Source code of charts
%%
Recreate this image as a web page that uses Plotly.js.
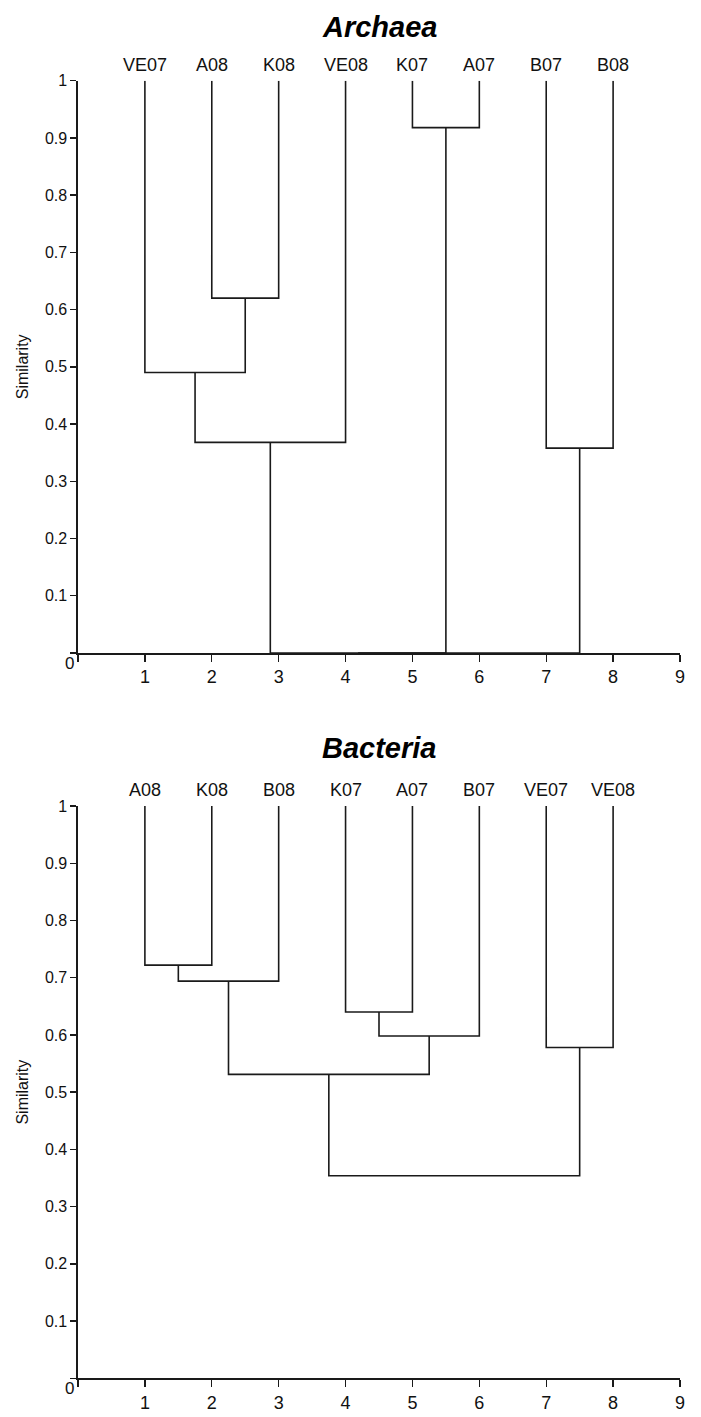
<!DOCTYPE html>
<html>
<head>
<meta charset="utf-8">
<script src="https://cdn.plot.ly/plotly-3.0.1.min.js"></script>
<style>html,body{margin:0;padding:0;background:#fff;}#chart{width:701px;height:1417px;}</style>
</head>
<body>
<div id="chart"></div>
<script>
// ---- Data ----
// Leaves are numbered 0..7 in plot order; merges create nodes 8, 9, ...
var archaeaLabels = ['VE07', 'A08', 'K08', 'VE08', 'K07', 'A07', 'B07', 'B08'];
var archaeaMergeLeft = [1, 0, 9, 4, 6, 10, 13];
var archaeaMergeRight = [2, 8, 3, 5, 7, 11, 12];
var archaeaMergeSimilarity = [0.62, 0.49, 0.368, 0.918, 0.358, 0, 0];

var bacteriaLabels = ['A08', 'K08', 'B08', 'K07', 'A07', 'B07', 'VE07', 'VE08'];
var bacteriaMergeLeft = [0, 8, 3, 10, 9, 6, 12];
var bacteriaMergeRight = [1, 2, 4, 5, 11, 7, 13];
var bacteriaMergeSimilarity = [0.722, 0.694, 0.64, 0.598, 0.531, 0.578, 0.354];

var leafSimilarity = 1;
var xTickVals = [0, 1, 2, 3, 4, 5, 6, 7, 8, 9];
var yTickVals = [0, 0.1, 0.2, 0.3, 0.4, 0.5, 0.6, 0.7, 0.8, 0.9, 1];

// ---- Build dendrogram segments ----
function dendro(labels, left, right, sim) {
  var nx = [], ny = [];
  for (var i = 0; i < labels.length; i++) { nx.push(i + 1); ny.push(leafSimilarity); }
  var xs = [], ys = [];
  for (var m = 0; m < left.length; m++) {
    var a = left[m], b = right[m], h = sim[m];
    xs.push(nx[a], nx[a], nx[b], nx[b], null);
    ys.push(ny[a], h, h, ny[b], null);
    nx.push((nx[a] + nx[b]) / 2); ny.push(h);
  }
  return {x: xs, y: ys};
}

var FONT = 'Liberation Sans, Arial, Helvetica, sans-serif';
var LINE = '#1a1a1a';
var A = dendro(archaeaLabels, archaeaMergeLeft, archaeaMergeRight, archaeaMergeSimilarity);
var B = dendro(bacteriaLabels, bacteriaMergeLeft, bacteriaMergeRight, bacteriaMergeSimilarity);

var traces = [
  {x: A.x, y: A.y, xaxis: 'x', yaxis: 'y', mode: 'lines', line: {color: LINE, width: 1.6}, hoverinfo: 'skip', showlegend: false, cliponaxis: false},
  {x: B.x, y: B.y, xaxis: 'x2', yaxis: 'y2', mode: 'lines', line: {color: LINE, width: 1.6}, hoverinfo: 'skip', showlegend: false, cliponaxis: false}
];

function xAxis(anchor) {
  return {
    anchor: anchor, domain: [0, 1], range: [0, 9], showgrid: false, zeroline: false,
    showline: true, linecolor: LINE, linewidth: 1.8,
    ticks: 'outside', ticklen: 7, tickwidth: 1.4, tickcolor: LINE,
    tickvals: xTickVals, ticktext: xTickVals.map(function (v) { return v === 0 ? '' : String(v); }),
    tickfont: {family: FONT, size: 18, color: '#111'}, fixedrange: true
  };
}
function yAxis(anchor, domain) {
  return {
    anchor: anchor, domain: domain, range: [0, 1], showgrid: false, zeroline: false,
    showline: true, linecolor: LINE, linewidth: 1.6,
    ticks: 'outside', ticklen: 6, tickwidth: 1.4, tickcolor: LINE,
    tickvals: yTickVals, ticktext: yTickVals.map(function (v) { return v === 0 ? '' : String(v); }),
    tickfont: {family: FONT, size: 16, color: '#111'},
    title: {text: 'Similarity', font: {family: FONT, size: 16, color: '#111'}, standoff: 12},
    fixedrange: true
  };
}

var H = 1417;
var topDomain = [1 - 653 / H, 1 - 80.7 / H];
var botDomain = [1 - 1378.3 / H, 1 - 806 / H];

var annotations = [];
function addLeafLabels(labels, xref, yref) {
  labels.forEach(function (t, i) {
    annotations.push({x: i + 1, y: leafSimilarity, xref: xref, yref: yref, text: t, showarrow: false,
      xanchor: 'center', yanchor: 'bottom', yshift: 4, font: {family: FONT, size: 18, color: '#111'}});
  });
  annotations.push({x: 0, y: 0, xref: xref, yref: yref, text: '0', showarrow: false,
    xanchor: 'right', yanchor: 'middle', xshift: -2, yshift: -10, font: {family: FONT, size: 17, color: '#111'}});
}
addLeafLabels(archaeaLabels, 'x', 'y');
addLeafLabels(bacteriaLabels, 'x2', 'y2');
annotations.push({x: 0.5, y: 1 - 27 / H, xref: 'paper', yref: 'paper', text: '<b><i>Archaea</i></b>', showarrow: false,
  xanchor: 'center', yanchor: 'middle', font: {family: FONT, size: 29, color: '#000'}});
annotations.push({x: 0.5, y: 1 - 748 / H, xref: 'paper', yref: 'paper', text: '<b><i>Bacteria</i></b>', showarrow: false,
  xanchor: 'center', yanchor: 'middle', font: {family: FONT, size: 29, color: '#000'}});

var layout = {
  width: 701, height: 1417,
  margin: {l: 78, r: 21, t: 0, b: 0},
  paper_bgcolor: '#fff', plot_bgcolor: '#fff',
  xaxis: xAxis('y'), yaxis: yAxis('x', topDomain),
  xaxis2: xAxis('y2'), yaxis2: yAxis('x2', botDomain),
  annotations: annotations,
  showlegend: false
};

Plotly.newPlot('chart', traces, layout, {staticPlot: true, displayModeBar: false});
</script>
</body>
</html>
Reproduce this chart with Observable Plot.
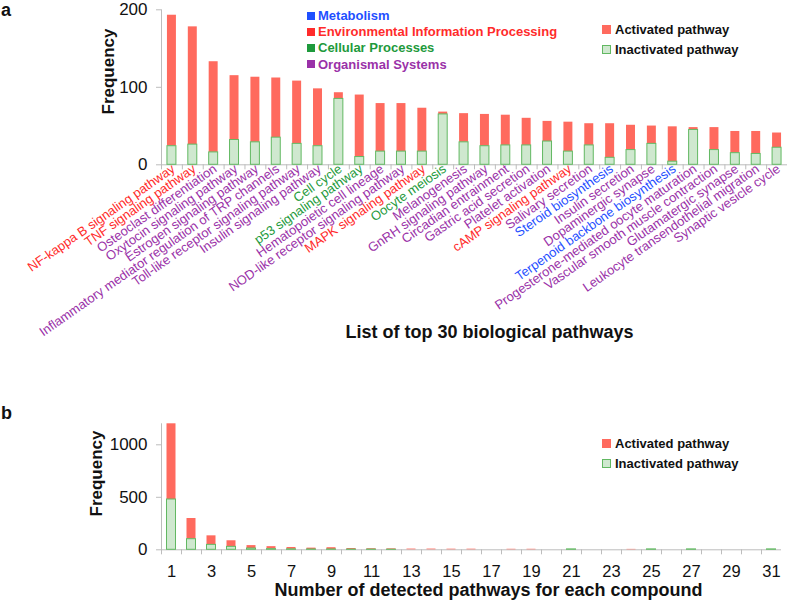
<!DOCTYPE html>
<html>
<head>
<meta charset="utf-8">
<script src="https://cdn.jsdelivr.net/npm/d3@7"></script>
<script src="https://cdn.jsdelivr.net/npm/@observablehq/plot@0.6"></script>
<style>
  html, body { margin: 0; padding: 0; background: #fff; }
  #wrap { position: relative; width: 787px; height: 606px; font-family: 'Liberation Sans', Arial, Helvetica, sans-serif; }
  .abs { position: absolute; }
  .row { position: absolute; display: flex; align-items: center; height: 16px; font-weight: bold; white-space: nowrap; }
</style>
</head>
<body>
<div id="wrap"></div>
<script>
// ---------- data ----------
const pathways = [
  "NF-kappa B signaling pathway", "TNF signaling pathway", "Osteoclast differentiation",
  "Oxytocin signaling pathway", "Estrogen signaling pathway",
  "Inflammatory mediator regulation of TRP channels", "Toll-like receptor signaling pathway",
  "Insulin signaling pathway", "Cell cycle", "p53 signaling pathway",
  "Hematopoietic cell lineage", "NOD-like receptor signaling pathway", "MAPK signaling pathway",
  "Oocyte meiosis", "Melanogenesis", "GnRH signaling pathway", "Circadian entrainment",
  "Gastric acid secretion", "Platelet activation", "cAMP signaling pathway",
  "Salivary secretion", "Steroid biosynthesis", "Insulin secretion", "Dopaminergic synapse",
  "Terpenoid backbone biosynthesis", "Progesterone-mediated oocyte maturation",
  "Vascular smooth muscle contraction", "Glutamatergic synapse",
  "Leukocyte transendothelial migration", "Synaptic vesicle cycle"
];
const pathwayCategory = [
  "Env", "Env", "Org", "Org", "Org", "Org", "Org", "Org", "Cel", "Cel",
  "Org", "Org", "Env", "Cel", "Org", "Org", "Org", "Org", "Org", "Env",
  "Org", "Met", "Org", "Org", "Met", "Org", "Org", "Org", "Org", "Org"
];
const pathwayTotal = [193, 178, 133, 115, 113, 112, 108, 98, 93, 90, 79, 79, 73, 68, 66, 65, 64, 60, 56, 55, 53, 53, 51, 50, 49, 48, 48, 43, 43, 41];
const pathwayInactivated = [24, 26, 16, 32, 29, 35, 27, 24, 85, 10, 17, 17, 17, 65, 29, 24, 25, 25, 30, 17, 25, 9, 19, 27, 4, 45, 19, 15, 14, 22];

const categoryCodes = ["Met", "Env", "Cel", "Org"];
const categoryNames = ["Metabolism", "Environmental Information Processing", "Cellular Processes", "Organismal Systems"];
const categoryColors = ["#1f4fff", "#ff2b2b", "#1e9a3c", "#9a31a8"];

const seriesNames = ["Activated pathway", "Inactivated pathway"];

const compoundPathwayCount = [1,2,3,4,5,6,7,8,9,10,11,12,13,14,15,16,17,18,19,20,21,22,23,24,25,26,27,28,29,30,31];
const compoundTotal = [1200, 298, 133, 86, 40, 30, 22, 16, 20, 12, 10, 9, 7, 7, 6, 6, 0, 5, 5, 0, 4, 0, 0, 4, 4, 0, 4, 0, 0, 0, 4];
const compoundInactivated = [479, 101, 47, 28, 12, 6, 4, 3, 3, 2, 2, 1, 0, 0, 0, 0, 0, 0, 0, 0, 4, 0, 0, 0, 4, 0, 4, 0, 0, 0, 4];
const bottomTickLabels = [1,3,5,7,9,11,13,15,17,19,21,23,25,27,29,31];

const topYTicks = [0, 100, 200];
const bottomYTicks = [0, 500, 1000];

// ---------- styles ----------
const font = "'Liberation Sans', Arial, Helvetica, sans-serif";
const actColor = "#ff6a5e";
const inactFill = "#cfe8cf";
const inactStroke = "#62b862";
const axisGray = "#bdbdbd";
const catColor = Object.fromEntries(categoryCodes.map((c, i) => [c, categoryColors[i]]));

const topData = pathways.map((name, i) => ({name, cat: pathwayCategory[i], total: pathwayTotal[i], inact: pathwayInactivated[i]}));
const botData = compoundPathwayCount.map((n, i) => ({n, total: compoundTotal[i], inact: compoundInactivated[i]}));

const wrap = document.getElementById("wrap");

// ---------- top chart ----------
const topW = 787, topMarginL = 161, topMarginR = 0;
const topStep = (topW - topMarginL - topMarginR) / pathways.length;
const topPlot = Plot.plot({
  width: topW, height: 350,
  marginLeft: topMarginL, marginRight: topMarginR, marginTop: 9.3, marginBottom: 185.7,
  x: {type: "band", domain: pathways, paddingInner: 0.57, paddingOuter: 0.285, round: false, axis: null},
  y: {domain: [0, 200]},
  color: {type: "identity"},
  style: {fontFamily: font, background: "transparent", overflow: "visible", color: "#111"},
  marks: [
    Plot.ruleY([0], {stroke: axisGray}),
    Plot.frame({anchor: "left", stroke: axisGray}),
    Plot.ruleX(pathways, {x: d => d, dx: -topStep / 2, y1: 0, y2: -6.5, stroke: axisGray}),
    Plot.axisY({ticks: topYTicks, tickSize: 5, tickPadding: 9, fontSize: 17, label: null, stroke: axisGray}),
    Plot.barY(topData, {x: "name", y1: "inact", y2: "total", fill: actColor}),
    Plot.barY(topData.filter(d => d.inact > 0), {x: "name", y1: 0, y2: "inact", fill: inactFill, stroke: inactStroke, strokeWidth: 1}),
    Plot.text(topData, {x: "name", text: "name", frameAnchor: "bottom", rotate: -35, textAnchor: "end", fill: d => catColor[d.cat], fontSize: 13, dy: 6, dx: 4}),
    Plot.text(["Frequency"], {text: d => d, frameAnchor: "left", rotate: -90, dx: -53.3, dy: 27.2, fontSize: 17, fontWeight: "bold", fill: "#111"}),
    Plot.text(["List of top 30 biological pathways"], {text: d => d, frameAnchor: "bottom", dx: 15, dy: 172.7, fontSize: 18, fontWeight: "bold", fill: "#111"})
  ]
});
const topBox = document.createElement("div");
topBox.className = "abs"; topBox.style.left = "0px"; topBox.style.top = "0px";
topBox.appendChild(topPlot);
wrap.appendChild(topBox);

// ---------- bottom chart ----------
const botW = 787, botMarginL = 161, botMarginR = 6;
const botStep = (botW - botMarginL - botMarginR) / compoundPathwayCount.length;
const botPlot = Plot.plot({
  width: botW, height: 206,
  marginLeft: botMarginL, marginRight: botMarginR, marginTop: 23.3, marginBottom: 56.7,
  x: {type: "band", domain: compoundPathwayCount, paddingInner: 0.55, paddingOuter: 0.275, round: false},
  y: {domain: [0, 1200]},
  style: {fontFamily: font, background: "transparent", overflow: "visible", color: "#111"},
  marks: [
    Plot.ruleY([0], {stroke: axisGray}),
    Plot.frame({anchor: "left", stroke: axisGray}),
    Plot.ruleX(compoundPathwayCount, {x: d => d, dx: -botStep / 2, y1: 0, y2: -48, stroke: axisGray}),
    Plot.axisY({ticks: bottomYTicks, tickFormat: d3.format("d"), tickSize: 5, tickPadding: 9, fontSize: 17, label: null, stroke: axisGray}),
    Plot.axisX({ticks: bottomTickLabels, tickSize: 0, tickPadding: 15, fontSize: 16.5, label: null}),
    Plot.barY(botData.filter(d => d.total > d.inact), {x: "n", y1: "inact", y2: "total", fill: actColor}),
    Plot.barY(botData.filter(d => d.inact > 0), {x: "n", y1: 0, y2: "inact", fill: inactFill, stroke: inactStroke, strokeWidth: 1}),
    Plot.text(["Frequency"], {text: d => d, frameAnchor: "left", rotate: -90, dx: -65, dy: 29.7, fontSize: 17, fontWeight: "bold", fill: "#111"}),
    Plot.text(["Number of detected pathways for each compound"], {text: d => d, frameAnchor: "bottom", dx: 17, dy: 45.7, fontSize: 18, fontWeight: "bold", fill: "#111"})
  ]
});
const botBox = document.createElement("div");
botBox.className = "abs"; botBox.style.left = "0px"; botBox.style.top = "400px";
botBox.appendChild(botPlot);
wrap.appendChild(botBox);

// ---------- overlays: panel letters and legends ----------
function addText(txt, left, top, size, weight) {
  const d = document.createElement("div");
  d.className = "abs";
  d.textContent = txt;
  Object.assign(d.style, {left: left + "px", top: top + "px", fontSize: size + "px", fontWeight: weight, lineHeight: (size + 2) + "px", color: "#111"});
  wrap.appendChild(d);
}
addText("a", 1, 0, 18, "bold");
addText("b", 1, 403, 18, "bold");

function addRow(left, cy, swatch, label, color, size, gap) {
  const r = document.createElement("div");
  r.className = "row";
  Object.assign(r.style, {left: left + "px", top: (cy - 8) + "px", fontSize: size + "px", color, gap: gap + "px"});
  const s = document.createElement("span");
  Object.assign(s.style, swatch, {display: "inline-block", boxSizing: "border-box"});
  const t = document.createElement("span");
  t.textContent = label;
  r.appendChild(s); r.appendChild(t);
  wrap.appendChild(r);
}
categoryNames.forEach((name, i) => {
  addRow(307, 15.7 + i * 16.1, {width: "8px", height: "8px", background: categoryColors[i]}, name, categoryColors[i], 13, 3);
});
function seriesLegend(cy0) {
  addRow(602, cy0, {width: "9px", height: "9px", background: actColor}, seriesNames[0], "#111", 13, 4);
  addRow(602, cy0 + 20, {width: "9px", height: "9px", background: inactFill, border: "1px solid " + inactStroke}, seriesNames[1], "#111", 13, 4);
}
seriesLegend(29.3);
seriesLegend(443);
</script>
</body>
</html>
%%
* [BRIEF] Your task is to reproduce exactly the lines from the start of the data above through the line containing "0.8, 0.9, 1];", leaving every picture out.

* [SOLUTION]
Recreate this image as a web page that uses Plotly.js.
<!DOCTYPE html>
<html>
<head>
<meta charset="utf-8">
<script src="https://cdn.plot.ly/plotly-3.0.1.min.js"></script>
<style>html,body{margin:0;padding:0;background:#fff;}#chart{width:701px;height:1417px;}</style>
</head>
<body>
<div id="chart"></div>
<script>
// ---- Data ----
// Leaves are numbered 0..7 in plot order; merges create nodes 8, 9, ...
var archaeaLabels = ['VE07', 'A08', 'K08', 'VE08', 'K07', 'A07', 'B07', 'B08'];
var archaeaMergeLeft = [1, 0, 9, 4, 6, 10, 13];
var archaeaMergeRight = [2, 8, 3, 5, 7, 11, 12];
var archaeaMergeSimilarity = [0.62, 0.49, 0.368, 0.918, 0.358, 0, 0];

var bacteriaLabels = ['A08', 'K08', 'B08', 'K07', 'A07', 'B07', 'VE07', 'VE08'];
var bacteriaMergeLeft = [0, 8, 3, 10, 9, 6, 12];
var bacteriaMergeRight = [1, 2, 4, 5, 11, 7, 13];
var bacteriaMergeSimilarity = [0.722, 0.694, 0.64, 0.598, 0.531, 0.578, 0.354];

var leafSimilarity = 1;
var xTickVals = [0, 1, 2, 3, 4, 5, 6, 7, 8, 9];
var yTickVals = [0, 0.1, 0.2, 0.3, 0.4, 0.5, 0.6, 0.7, 0.8, 0.9, 1];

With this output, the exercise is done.